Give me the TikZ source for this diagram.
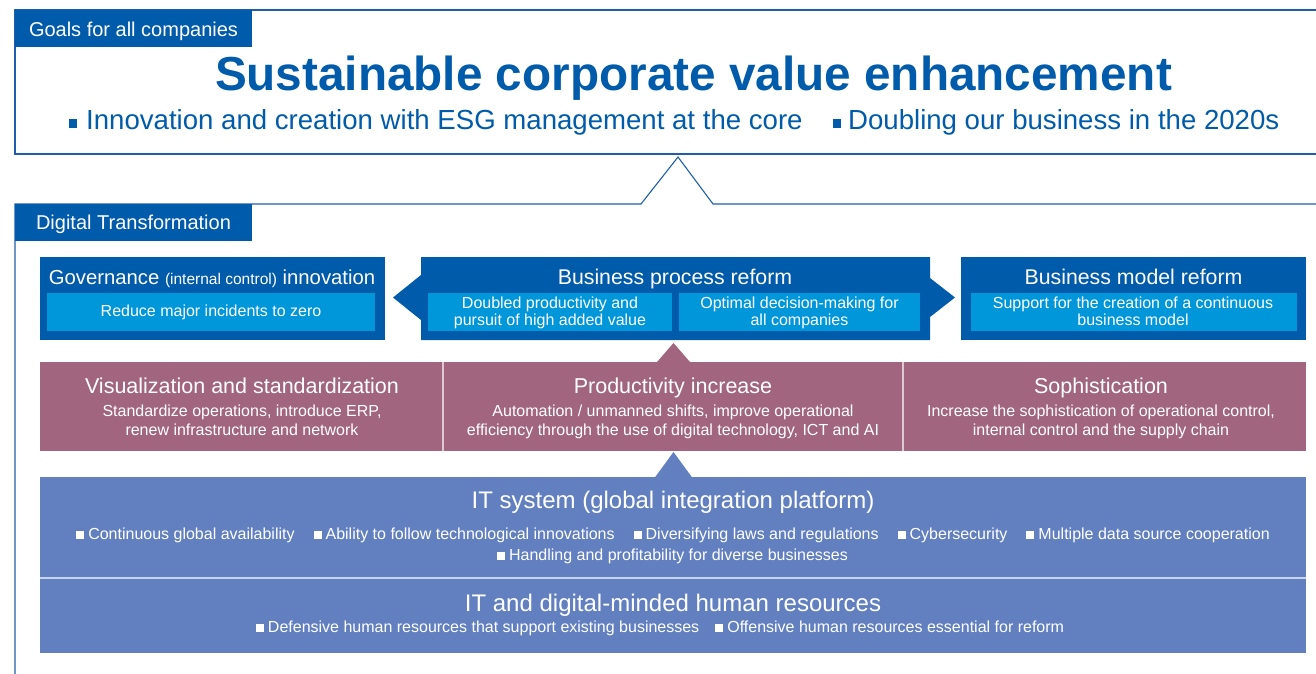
\documentclass[tikz,border=0pt]{standalone}
\usepackage{fontspec}
\setmainfont{Liberation Sans}
\definecolor{dkblue}{RGB}{0,91,170}
\definecolor{ltblue}{RGB}{0,150,218}
\definecolor{purp}{RGB}{161,101,128}
\definecolor{bpurp}{RGB}{98,128,192}
\definecolor{lineblue}{RGB}{30,95,170}
\definecolor{purpdiv}{RGB}{222,200,210}
\definecolor{bpurpdiv}{RGB}{200,212,236}
\newcommand\fsz[2]{\fontsize{#1pt}{#2pt}\selectfont}
\newcommand\sqb{{\color{dkblue}\rule[1.5pt]{8.5pt}{8.5pt}}}
\newcommand\sqw{{\color{white}\rule[0.8pt]{8pt}{8pt}}\hspace{4pt}}
\begin{document}
\begin{tikzpicture}[x=1pt,y=-1pt,
  every node/.style={inner sep=0pt, outer sep=0pt, anchor=base},
  outline/.style={draw=lineblue, line width=1.1pt},
  wtxt/.style={text=white},
  btitle/.style={text=white, font=\fsz{21.3}{25}},
  ptitle/.style={text=white, font=\fsz{21.5}{25}},
  small/.style={text=white, font=\fsz{16}{19}},
  bull/.style={text=white, font=\fsz{16}{19}},
  big/.style={text=white, font=\fsz{24}{28}}]
\useasboundingbox (0,0) rectangle (1316,673);

% ---- goals box
\draw[outline] (1320,10) -- (15,10) -- (15,154) -- (1320,154);
\fill[dkblue] (15,10) rectangle (252,47);
\node[wtxt, font=\fsz{20}{24}] (goalslbl) at (133.5,36) {Goals for all companies};
\node[text=dkblue, font=\fsz{47.7}{57}\bfseries] (title) at (693.5,90) {Sustainable corporate value enhancement};
\node[text=dkblue, font=\fsz{27.6}{33}] (goals) at (674,129) {\sqb\hspace{9pt}Innovation and creation with ESG management at the core\hspace{30pt}\sqb\hspace{7pt}Doubling our business in the 2020s};

% ---- DX box
\draw[outline] (1320,204) -- (713,204) -- (678,157) -- (641,204) -- (15,204) -- (15,680);
\fill[dkblue] (15,204) rectangle (252,241);
\node[wtxt, font=\fsz{20}{24}] (dxlbl) at (133.5,229) {Digital Transformation};

% ---- row 1
\fill[dkblue] (40,257) rectangle (385,340);
\fill[dkblue] (421,257) -- (930,257) -- (930,278) -- (955,297.5) -- (930,317) -- (930,340)
  -- (421,340) -- (421,320) -- (393,297.5) -- (421,275) -- cycle;
\fill[dkblue] (961,257) rectangle (1306,340);
\fill[ltblue] (47,293) rectangle (375,331);
\fill[ltblue] (428,293) rectangle (672,331);
\fill[ltblue] (679,293) rectangle (920,331);
\fill[ltblue] (971,293) rectangle (1297,331);

\node[text=white, font=\fsz{20.3}{25}] (gov) at (212,284.5) {Governance {\fsz{15.5}{19}(internal control)} innovation};
\node[btitle] (bpr) at (675,284.5) {Business process reform};
\node[btitle] (bmr) at (1133.5,284.5) {Business model reform};
\node[small] (govt) at (211,316.5) {Reduce major incidents to zero};
\node[small] (bpr1a) at (550,308.5) {Doubled productivity and};
\node[small] (bpr1b) at (550,325.5) {pursuit of high added value};
\node[small] (bpr2a) at (799.5,308.5) {Optimal decision-making for};
\node[small] (bpr2b) at (799.5,325.5) {all companies};
\node[small] (bmra) at (1133,308.5) {Support for the creation of a continuous};
\node[small] (bmrb) at (1133,325.5) {business model};

% ---- row 2
\fill[purp] (657,362) -- (673.5,343) -- (690,362) -- cycle;
\fill[purp] (40,362) rectangle (1306,451);
\draw[purpdiv, line width=1.3pt] (443,362) -- (443,451);
\draw[purpdiv, line width=1.3pt] (903,362) -- (903,451);
\node[ptitle] (vis) at (242,393.5) {Visualization and standardization};
\node[ptitle] (prod) at (673,393.5) {Productivity increase};
\node[ptitle] (soph) at (1101,393.5) {Sophistication};
\node[small] (visa) at (242,416.5) {Standardize operations, introduce ERP,};
\node[small] (visb) at (242,435.5) {renew infrastructure and network};
\node[small] (proda) at (673,416.5) {Automation / unmanned shifts, improve operational};
\node[small] (prodb) at (673,435.5) {efficiency through the use of digital technology, ICT and AI};
\node[small] (sopha) at (1101,416.5) {Increase the sophistication of operational control,};
\node[small] (sophb) at (1101,435.5) {internal control and the supply chain};

% ---- row 3
\fill[bpurp] (654.5,478) -- (673.5,452) -- (692.5,478) -- cycle;
\fill[bpurp] (40,477) rectangle (1306,653);
\draw[bpurpdiv, line width=1.3pt] (40,578) -- (1306,578);
\node[big] (its) at (673,508.6) {IT system (global integration platform)};
\node[bull] (itsa) at (673,539.7) {\sqw Continuous global availability\hspace{19pt}\sqw Ability to follow technological innovations\hspace{19pt}\sqw Diversifying laws and regulations\hspace{19pt}\sqw Cybersecurity\hspace{19pt}\sqw Multiple data source cooperation};
\node[bull] (itsb) at (672.5,560.7) {\sqw Handling and profitability for diverse businesses};
\node[big] (hr) at (673,611.6) {IT and digital-minded human resources};
\node[bull] (hra) at (660,632.7) {\sqw Defensive human resources that support existing businesses\hspace{16pt}\sqw Offensive human resources essential for reform};
\end{tikzpicture}
\end{document}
* * *
Repeat exactly and only the lines from the start of the data above through the line that holds "(971,293) rectangle (1297,331);", inclusive. Pictures do not belong in the copy.

Give me the TikZ source for this diagram.
\documentclass[tikz,border=0pt]{standalone}
\usepackage{fontspec}
\setmainfont{Liberation Sans}
\definecolor{dkblue}{RGB}{0,91,170}
\definecolor{ltblue}{RGB}{0,150,218}
\definecolor{purp}{RGB}{161,101,128}
\definecolor{bpurp}{RGB}{98,128,192}
\definecolor{lineblue}{RGB}{30,95,170}
\definecolor{purpdiv}{RGB}{222,200,210}
\definecolor{bpurpdiv}{RGB}{200,212,236}
\newcommand\fsz[2]{\fontsize{#1pt}{#2pt}\selectfont}
\newcommand\sqb{{\color{dkblue}\rule[1.5pt]{8.5pt}{8.5pt}}}
\newcommand\sqw{{\color{white}\rule[0.8pt]{8pt}{8pt}}\hspace{4pt}}
\begin{document}
\begin{tikzpicture}[x=1pt,y=-1pt,
  every node/.style={inner sep=0pt, outer sep=0pt, anchor=base},
  outline/.style={draw=lineblue, line width=1.1pt},
  wtxt/.style={text=white},
  btitle/.style={text=white, font=\fsz{21.3}{25}},
  ptitle/.style={text=white, font=\fsz{21.5}{25}},
  small/.style={text=white, font=\fsz{16}{19}},
  bull/.style={text=white, font=\fsz{16}{19}},
  big/.style={text=white, font=\fsz{24}{28}}]
\useasboundingbox (0,0) rectangle (1316,673);

% ---- goals box
\draw[outline] (1320,10) -- (15,10) -- (15,154) -- (1320,154);
\fill[dkblue] (15,10) rectangle (252,47);
\node[wtxt, font=\fsz{20}{24}] (goalslbl) at (133.5,36) {Goals for all companies};
\node[text=dkblue, font=\fsz{47.7}{57}\bfseries] (title) at (693.5,90) {Sustainable corporate value enhancement};
\node[text=dkblue, font=\fsz{27.6}{33}] (goals) at (674,129) {\sqb\hspace{9pt}Innovation and creation with ESG management at the core\hspace{30pt}\sqb\hspace{7pt}Doubling our business in the 2020s};

% ---- DX box
\draw[outline] (1320,204) -- (713,204) -- (678,157) -- (641,204) -- (15,204) -- (15,680);
\fill[dkblue] (15,204) rectangle (252,241);
\node[wtxt, font=\fsz{20}{24}] (dxlbl) at (133.5,229) {Digital Transformation};

% ---- row 1
\fill[dkblue] (40,257) rectangle (385,340);
\fill[dkblue] (421,257) -- (930,257) -- (930,278) -- (955,297.5) -- (930,317) -- (930,340)
  -- (421,340) -- (421,320) -- (393,297.5) -- (421,275) -- cycle;
\fill[dkblue] (961,257) rectangle (1306,340);
\fill[ltblue] (47,293) rectangle (375,331);
\fill[ltblue] (428,293) rectangle (672,331);
\fill[ltblue] (679,293) rectangle (920,331);
\fill[ltblue] (971,293) rectangle (1297,331);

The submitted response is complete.